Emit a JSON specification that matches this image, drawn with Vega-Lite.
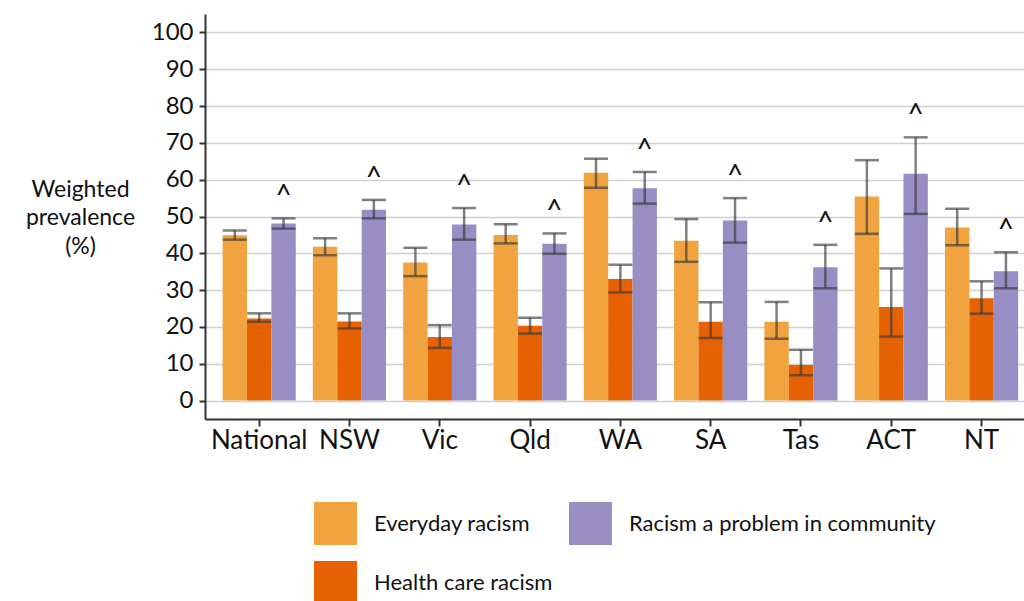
{
  "$schema": "https://vega.github.io/schema/vega-lite/v6.json",
  "width": 819,
  "height": 405,
  "autosize": {"type": "none"},
  "padding": {"left": 205, "top": 14, "right": 0, "bottom": 182},
  "config": {
    "font": "Lato",
    "view": {"stroke": null},
    "axis": {"labelColor": "#111111", "titleColor": "#111111", "domainColor": "#333333", "domainWidth": 2, "tickColor": "#333333", "tickWidth": 2}
  },
  "data": {
    "values": [
      {"region": "National", "measure": "Everyday racism", "value": 44.9, "lower": 43.7, "upper": 46.2, "flag": ""},
      {"region": "National", "measure": "Health care racism", "value": 22.3, "lower": 21.4, "upper": 23.7, "flag": ""},
      {"region": "National", "measure": "Racism a problem in community", "value": 48.1, "lower": 46.7, "upper": 49.5, "flag": "^"},
      {"region": "NSW", "measure": "Everyday racism", "value": 41.8, "lower": 39.5, "upper": 44.1, "flag": ""},
      {"region": "NSW", "measure": "Health care racism", "value": 21.5, "lower": 19.6, "upper": 23.7, "flag": ""},
      {"region": "NSW", "measure": "Racism a problem in community", "value": 51.8, "lower": 49.5, "upper": 54.5, "flag": "^"},
      {"region": "Vic", "measure": "Everyday racism", "value": 37.5, "lower": 33.8, "upper": 41.5, "flag": ""},
      {"region": "Vic", "measure": "Health care racism", "value": 17.3, "lower": 14.3, "upper": 20.5, "flag": ""},
      {"region": "Vic", "measure": "Racism a problem in community", "value": 47.8, "lower": 43.7, "upper": 52.3, "flag": "^"},
      {"region": "Qld", "measure": "Everyday racism", "value": 45.0, "lower": 42.7, "upper": 47.9, "flag": ""},
      {"region": "Qld", "measure": "Health care racism", "value": 20.3, "lower": 18.2, "upper": 22.5, "flag": ""},
      {"region": "Qld", "measure": "Racism a problem in community", "value": 42.6, "lower": 39.9, "upper": 45.4, "flag": "^"},
      {"region": "WA", "measure": "Everyday racism", "value": 61.9, "lower": 57.8, "upper": 65.7, "flag": ""},
      {"region": "WA", "measure": "Health care racism", "value": 33.0, "lower": 29.4, "upper": 36.9, "flag": ""},
      {"region": "WA", "measure": "Racism a problem in community", "value": 57.7, "lower": 53.5, "upper": 62.1, "flag": "^"},
      {"region": "SA", "measure": "Everyday racism", "value": 43.4, "lower": 37.7, "upper": 49.3, "flag": ""},
      {"region": "SA", "measure": "Health care racism", "value": 21.4, "lower": 17.0, "upper": 26.7, "flag": ""},
      {"region": "SA", "measure": "Racism a problem in community", "value": 48.9, "lower": 42.9, "upper": 55.0, "flag": "^"},
      {"region": "Tas", "measure": "Everyday racism", "value": 21.4, "lower": 16.8, "upper": 26.8, "flag": ""},
      {"region": "Tas", "measure": "Health care racism", "value": 9.7, "lower": 6.9, "upper": 13.8, "flag": ""},
      {"region": "Tas", "measure": "Racism a problem in community", "value": 36.2, "lower": 30.5, "upper": 42.3, "flag": "^"},
      {"region": "ACT", "measure": "Everyday racism", "value": 55.4, "lower": 45.3, "upper": 65.3, "flag": ""},
      {"region": "ACT", "measure": "Health care racism", "value": 25.4, "lower": 17.4, "upper": 35.9, "flag": ""},
      {"region": "ACT", "measure": "Racism a problem in community", "value": 61.6, "lower": 50.7, "upper": 71.5, "flag": "^"},
      {"region": "NT", "measure": "Everyday racism", "value": 47.0, "lower": 42.2, "upper": 52.1, "flag": ""},
      {"region": "NT", "measure": "Health care racism", "value": 27.8, "lower": 23.6, "upper": 32.4, "flag": ""},
      {"region": "NT", "measure": "Racism a problem in community", "value": 35.1, "lower": 30.5, "upper": 40.3, "flag": "^"}
    ]
  },
  "encoding": {
    "x": {
      "field": "region",
      "type": "nominal",
      "sort": ["National", "NSW", "Vic", "Qld", "WA", "SA", "Tas", "ACT", "NT"],
      "scale": {"paddingInner": 0.19, "paddingOuter": 0.13, "align": 0.75},
      "axis": {"title": null, "labelAngle": 0, "labelFontSize": 26, "labelPadding": 1, "tickSize": 7, "grid": false, "labelBaseline": "top"}
    },
    "xOffset": {
      "field": "measure",
      "type": "nominal",
      "sort": ["Everyday racism", "Health care racism", "Racism a problem in community"],
      "scale": {"paddingInner": 0, "paddingOuter": 0}
    }
  },
  "layer": [
    {
      "mark": {"type": "bar"},
      "encoding": {
        "y": {
          "field": "value",
          "type": "quantitative",
          "scale": {"domain": [-5, 105], "nice": false, "zero": false},
          "axis": {
            "values": [0, 10, 20, 30, 40, 50, 60, 70, 80, 90, 100],
            "grid": true,
            "gridColor": "#cfcfcf",
            "gridWidth": 1.3,
            "labelFontSize": 24,
            "tickSize": 6,
            "labelPadding": 6,
            "title": ["Weighted", "prevalence", "(%)"],
            "titleAngle": 0,
            "titleAlign": "center",
            "titleBaseline": "middle",
            "titleFontSize": 23,
            "titleFontWeight": "normal",
            "titleLineHeight": 28.5,
            "titleX": -125,
            "titleY": 175
          }
        },
        "y2": {"datum": 0},
        "color": {
          "field": "measure",
          "type": "nominal",
          "scale": {
            "domain": ["Everyday racism", "Racism a problem in community", "Health care racism"],
            "range": ["#f1a340", "#998ec3", "#e66101"]
          },
          "legend": {
            "orient": "none",
            "legendX": 109,
            "legendY": 488,
            "direction": "horizontal",
            "columns": 2,
            "title": null,
            "symbolType": "square",
            "symbolSize": 1849,
            "symbolStrokeWidth": 0,
            "symbolOpacity": 1,
            "labelFontSize": 22,
            "labelColor": "#111111",
            "labelOffset": 17,
            "rowPadding": 16,
            "columnPadding": 16,
            "padding": 0,
            "labelLimit": 400
          }
        }
      }
    },
    {
      "mark": {"type": "rule", "color": "#3a3a3a", "opacity": 0.65, "strokeWidth": 2.5},
      "encoding": {
        "y": {"field": "lower", "type": "quantitative"},
        "y2": {"field": "upper"}
      }
    },
    {
      "mark": {"type": "tick", "color": "#3a3a3a", "opacity": 0.65, "thickness": 2.5, "size": 24},
      "encoding": {"y": {"field": "lower", "type": "quantitative"}}
    },
    {
      "mark": {"type": "tick", "color": "#3a3a3a", "opacity": 0.65, "thickness": 2.5, "size": 24},
      "encoding": {"y": {"field": "upper", "type": "quantitative"}}
    },
    {
      "mark": {"type": "text", "fontSize": 28, "dy": -13, "baseline": "alphabetic", "color": "#111111"},
      "encoding": {
        "y": {"field": "upper", "type": "quantitative"},
        "text": {"field": "flag"}
      }
    }
  ]
}
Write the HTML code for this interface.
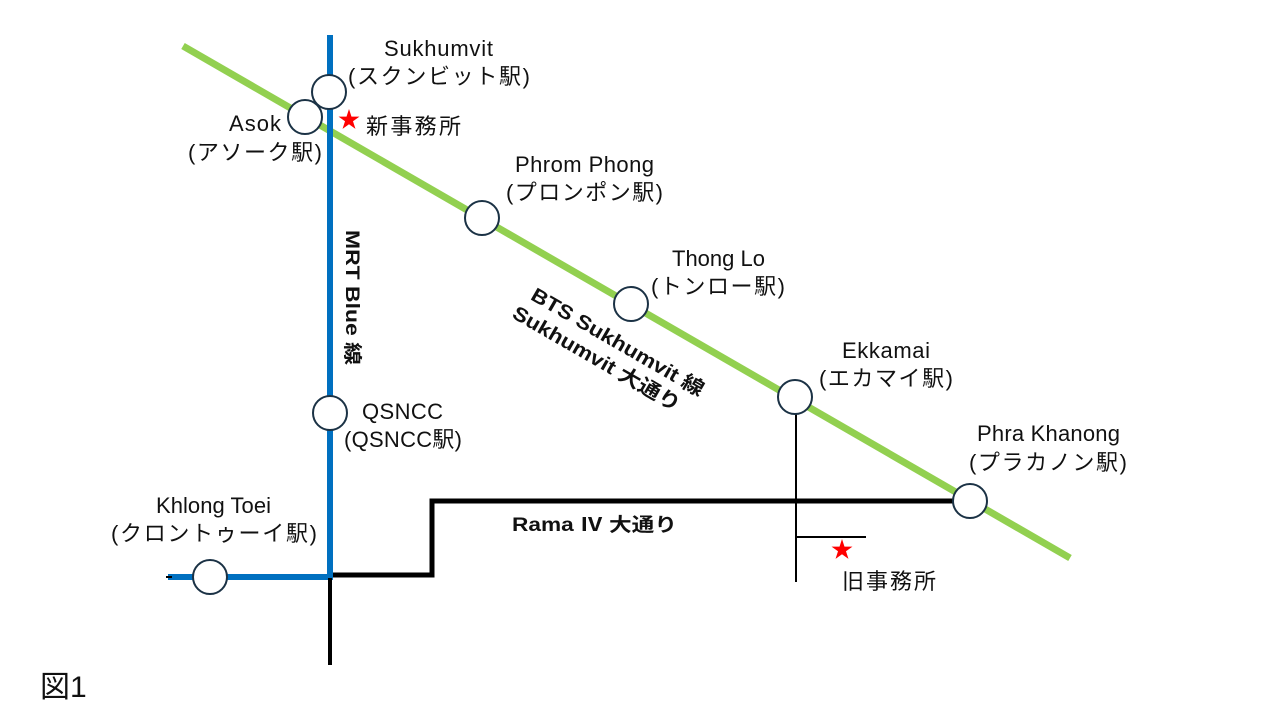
<!DOCTYPE html>
<html><head><meta charset="utf-8"><style>
html,body{margin:0;padding:0;background:#fff;}
svg{display:block;}
text{font-family:"Liberation Sans","Noto Sans CJK JP",sans-serif;fill:#111;}
</style></head><body>
<svg width="1280" height="720" viewBox="0 0 1280 720" xmlns="http://www.w3.org/2000/svg">
<line x1="183" y1="46" x2="1070" y2="558" stroke="#92D050" stroke-width="7"/>
<line x1="330" y1="35" x2="330" y2="580" stroke="#0070C0" stroke-width="6"/>
<line x1="168" y1="577" x2="333" y2="577" stroke="#0070C0" stroke-width="6"/>
<line x1="166" y1="577" x2="172" y2="577" stroke="#000" stroke-width="2"/>
<polyline points="333,575 432,575 432,501 970,501" fill="none" stroke="#000" stroke-width="5"/>
<line x1="330" y1="578" x2="330" y2="665" stroke="#000" stroke-width="4"/>
<line x1="796" y1="398" x2="796" y2="582" stroke="#000" stroke-width="2"/>
<line x1="796" y1="537" x2="866" y2="537" stroke="#000" stroke-width="2"/>
<g fill="#fff" stroke="#1b3245" stroke-width="2">
<circle cx="305" cy="117" r="17"/>
<circle cx="329" cy="92" r="17"/>
<circle cx="482" cy="218" r="17"/>
<circle cx="631" cy="304" r="17"/>
<circle cx="795" cy="397" r="17"/>
<circle cx="970" cy="501" r="17"/>
<circle cx="330" cy="413" r="17"/>
<circle cx="210" cy="577" r="17"/>
</g>
<g font-size="22" lengthAdjust="spacingAndGlyphs">
<text x="384" y="56" textLength="109">Sukhumvit</text>
<text x="348" y="84" textLength="182">(スクンビット駅)</text>
<text x="229" y="131" textLength="52">Asok</text>
<text x="188" y="160" textLength="134">(アソーク駅)</text>
<text x="366" y="134" textLength="95">新事務所</text>
<text x="515" y="172" textLength="139">Phrom Phong</text>
<text x="506" y="200" textLength="157">(プロンポン駅)</text>
<text x="672" y="266" textLength="93">Thong Lo</text>
<text x="651" y="294" textLength="134">(トンロー駅)</text>
<text x="842" y="358" textLength="88">Ekkamai</text>
<text x="819" y="386" textLength="134">(エカマイ駅)</text>
<text x="977" y="441" textLength="143">Phra Khanong</text>
<text x="969" y="470" textLength="158">(プラカノン駅)</text>
<text x="362" y="419" textLength="81">QSNCC</text>
<text x="344" y="447" textLength="118">(QSNCC駅)</text>
<text x="156" y="513" textLength="115">Khlong Toei</text>
<text x="111" y="541" textLength="206">(クロントゥーイ駅)</text>
<text x="842" y="589" textLength="94">旧事務所</text>
</g>
<text x="40" y="697" font-size="30">図1</text>
<polygon transform="translate(349,120) scale(11)" points="0,-1 0.2245,-0.309 0.951,-0.309 0.363,0.118 0.588,0.809 0,0.382 -0.588,0.809 -0.363,0.118 -0.951,-0.309 -0.2245,-0.309" fill="#f00"/>
<polygon transform="translate(842,550) scale(11)" points="0,-1 0.2245,-0.309 0.951,-0.309 0.363,0.118 0.588,0.809 0,0.382 -0.588,0.809 -0.363,0.118 -0.951,-0.309 -0.2245,-0.309" fill="#f00"/>
<text x="512" y="531" font-size="19" font-weight="bold" textLength="165" lengthAdjust="spacingAndGlyphs">Rama Ⅳ 大通り</text>
<text transform="translate(346,230) rotate(90)" font-size="19" font-weight="bold" textLength="135" lengthAdjust="spacingAndGlyphs">MRT Blue 線</text>
<g transform="translate(612,350) rotate(30)" font-size="20" font-weight="bold">
<text x="-97" y="-3" textLength="196" lengthAdjust="spacingAndGlyphs">BTS Sukhumvit 線</text>
<text x="-104" y="22" textLength="190" lengthAdjust="spacingAndGlyphs">Sukhumvit 大通り</text>
</g>
</svg>
</body></html>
◇ ◇ ◇
_AIM OF THE EXERCISE_.
Pull every line containing "this" from the data.

_RESPONSE TO THE TASK_.
Emit a JSON specification that matches this image, drawn with Vega-Lite.
Write the HTML code for this interface.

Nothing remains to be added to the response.